MET – L’élection présidentielle permettra-t-elle de renouer avec l’esprit du 14 mars ?
SF – Cette échéance est d’une importance capitale :
Elle peut marquer la fin du « printemps de Beyrouth » et le retour du Liban à ce qu’il était au cours des trente dernières années, le lieu où la violence des uns et des autres peut s’exprimer à peu de frais sans remettre en cause les équilibres régionaux, violence assumée par des Libanais persuadés que leur avenir nécessite encore plus de sang, plus de souffrances et plus de destructions, violence dont la concrétisation la plus extrême nous a été donnée par Gaza, désormais gérée, au nom des impératifs de la résistance, par des tribunaux d’inquisition.
Elle peut aussi, en renouant avec les aspirations profondes du « printemps de Beyrouth », contribuer à créer un pays où il fasse bon vivre doté d’un Etat capable d’assumer ses responsabilités.
MET – Que faut-il faire pour passer ce cap dangereux ?
SF – La solution idéale serait que le Hezbollah prenne conscience du fait que son projet de ramener le Liban dans l’axe irano-syrien est voué à l’échec, et cela pour la raison toute simple que la majorité écrasante des Libanais ne le veut pas. Peut-il le faire et éviter au Liban de nouvelles secousses ? Je ne sais pas, car les pressions exercées sur lui par le régime syrien sont considérables.
Un changement dans la position du Hezbollah aurait des effets positifs au Liban, mais également dans le monde arabo-musulman, car il permettrait de faire l’économie d’une guerre civile entre Sunnites et Chiites à l’échelle de toute la région et d’ouvrir la voie à un travail de réflexion sur la participation de l’Islam à la recherche d’une mondialisation à visage humain.
MET – Et si le Hezbollah ne saisit pas l’occasion ?

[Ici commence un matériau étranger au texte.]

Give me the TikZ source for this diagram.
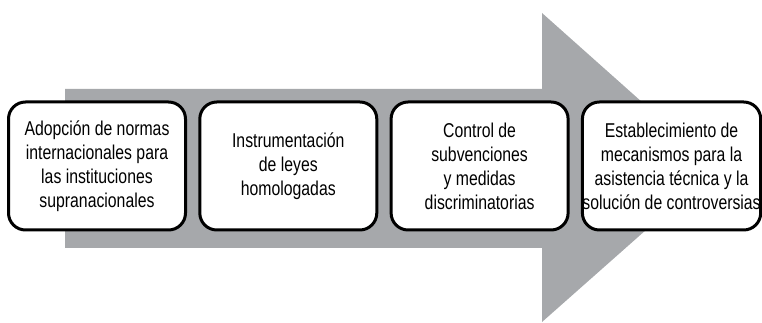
\documentclass[tikz,border=0pt]{standalone}
\usepackage{fontspec}
\setmainfont[FakeStretch=0.79]{Liberation Sans}
\usepackage{tikz}
\usetikzlibrary{positioning}
\definecolor{arrowgray}{RGB}{166,168,171}

\begin{document}
\begin{tikzpicture}[x=1pt, y=1pt, node distance=11.3pt,
    stagebox/.style={draw=black, line width=3pt, rounded corners=17pt, fill=white,
      minimum width=177pt, minimum height=128pt, align=center,
      inner xsep=0pt, inner ysep=2pt, font=\fontsize{20}{24}\selectfont}]
    \useasboundingbox (0,0) rectangle (762,323);
    % big arrow behind the boxes
    \fill[arrowgray] (65,75) -- (542,75) -- (542,1) -- (716,155) -- (542,310) -- (542,234) -- (65,234) -- cycle;

    \node[stagebox] (adopcion) at (97,157) {Adopción de normas\\internacionales para\\las instituciones\\supranacionales};
    \node[stagebox, right=of adopcion] (leyes) {Instrumentación\\de leyes\\homologadas};
    \node[stagebox, right=of leyes] (control) {Control de\\subvenciones\\y medidas\\discriminatorias};
    \node[stagebox, right=of control] (mecanismos) {Establecimiento de\\mecanismos para la\\asistencia técnica y la\\solución de controversias};
\end{tikzpicture}
\end{document}
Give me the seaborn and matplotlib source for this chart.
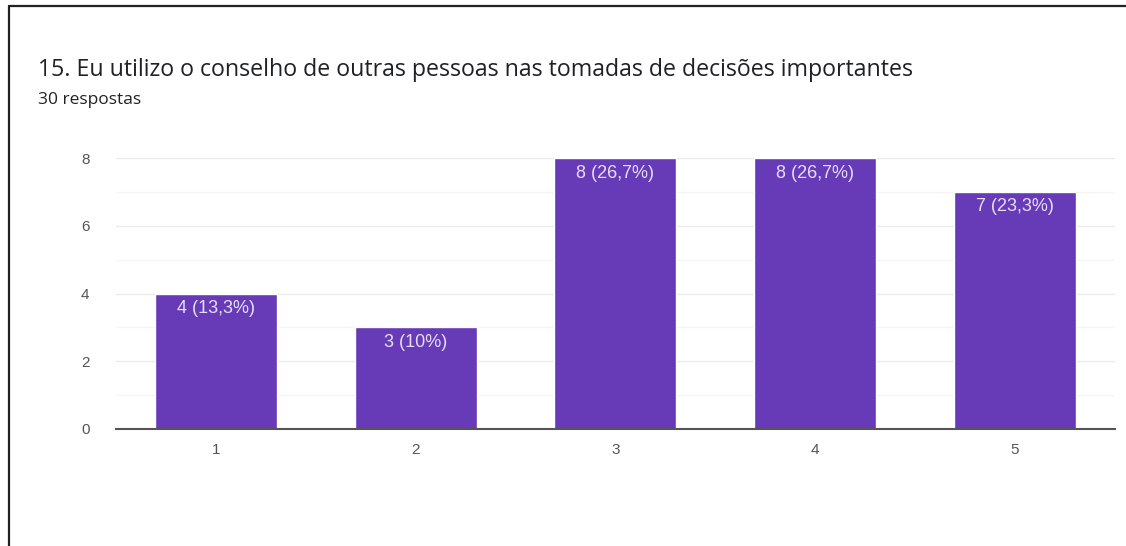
import matplotlib
matplotlib.use("Agg")
import matplotlib.pyplot as plt
import seaborn as sns
import pandas as pd
from matplotlib.lines import Line2D

categories = ["1", "2", "3", "4", "5"]
counts = [4, 3, 8, 8, 7]
pct_labels = ["4 (13,3%)", "3 (10%)", "8 (26,7%)", "8 (26,7%)", "7 (23,3%)"]
title = "15. Eu utilizo o conselho de outras pessoas nas tomadas de decisões importantes"
subtitle = "30 respostas"

sns.set_theme(style="white")
plt.rcParams['font.family'] = ['Liberation Sans', 'DejaVu Sans']

df = pd.DataFrame({"cat": categories, "n": counts})

fig = plt.figure(figsize=(11.26, 5.46), dpi=100)
ax = fig.add_axes([0.103, 0.2143, 0.887, 0.4963])

sns.barplot(data=df, x="cat", y="n", color="#673AB7", saturation=1, width=0.61, ax=ax, zorder=3)

ax.set_ylim(0, 8)
ax.set_xlim(-0.5, 4.5)
ax.set_yticks([0, 2, 4, 6, 8])
ax.set_yticks([1, 3, 5, 7], minor=True)
ax.grid(axis="y", which="major", color="#ebebeb", lw=1, zorder=0)
ax.grid(axis="y", which="minor", color="#f5f5f5", lw=1, zorder=0)
ax.set_xlabel("")
ax.set_ylabel("")
for s in ["top", "right", "left"]:
    ax.spines[s].set_visible(False)
ax.spines["bottom"].set_color("#555555")
ax.spines["bottom"].set_linewidth(1.5)
ax.spines["bottom"].set_zorder(4)
ax.tick_params(axis="both", length=0, labelsize=11, colors="#555555")
ax.tick_params(axis="y", pad=19)
ax.tick_params(axis="x", pad=10)

for cont in ax.containers:
    ax.bar_label(cont, labels=pct_labels, label_type="edge", padding=-17,
                 color="#e6def5", fontsize=13)

fig.text(0.034, 0.872, title, fontsize=16.7, color="#202124", va="center",
         family=["Open Sans", "DejaVu Sans"])
fig.text(0.034, 0.817, subtitle, fontsize=12.5, color="#202124", va="center",
         family=["Open Sans", "DejaVu Sans"])

# frame border (left and top)
fig.add_artist(Line2D([0.008, 0.008], [0.0, 0.989], transform=fig.transFigure, color="#222222", lw=1.6))
fig.add_artist(Line2D([0.008, 1.0], [0.989, 0.989], transform=fig.transFigure, color="#222222", lw=1.6))

fig.savefig("out.png", dpi=100)
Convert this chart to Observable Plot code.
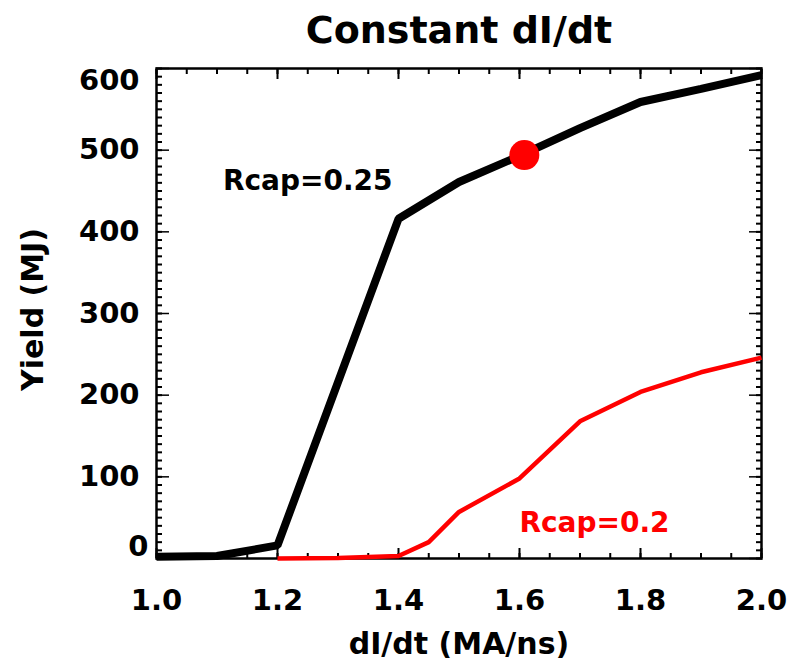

SF – Il ne nous reste plus qu’à faire notre devoir qui est d’assurer la continuité des institutions à travers l’élection, dans les délais prévus par la Constitution, d’un nouveau président de la République, un président capable de comprendre la volonté de changement exprimée par les Libanais en mars 2005, et de réhabiliter la notion de l’Etat après plus de trente ans de régime milicien et mafieux.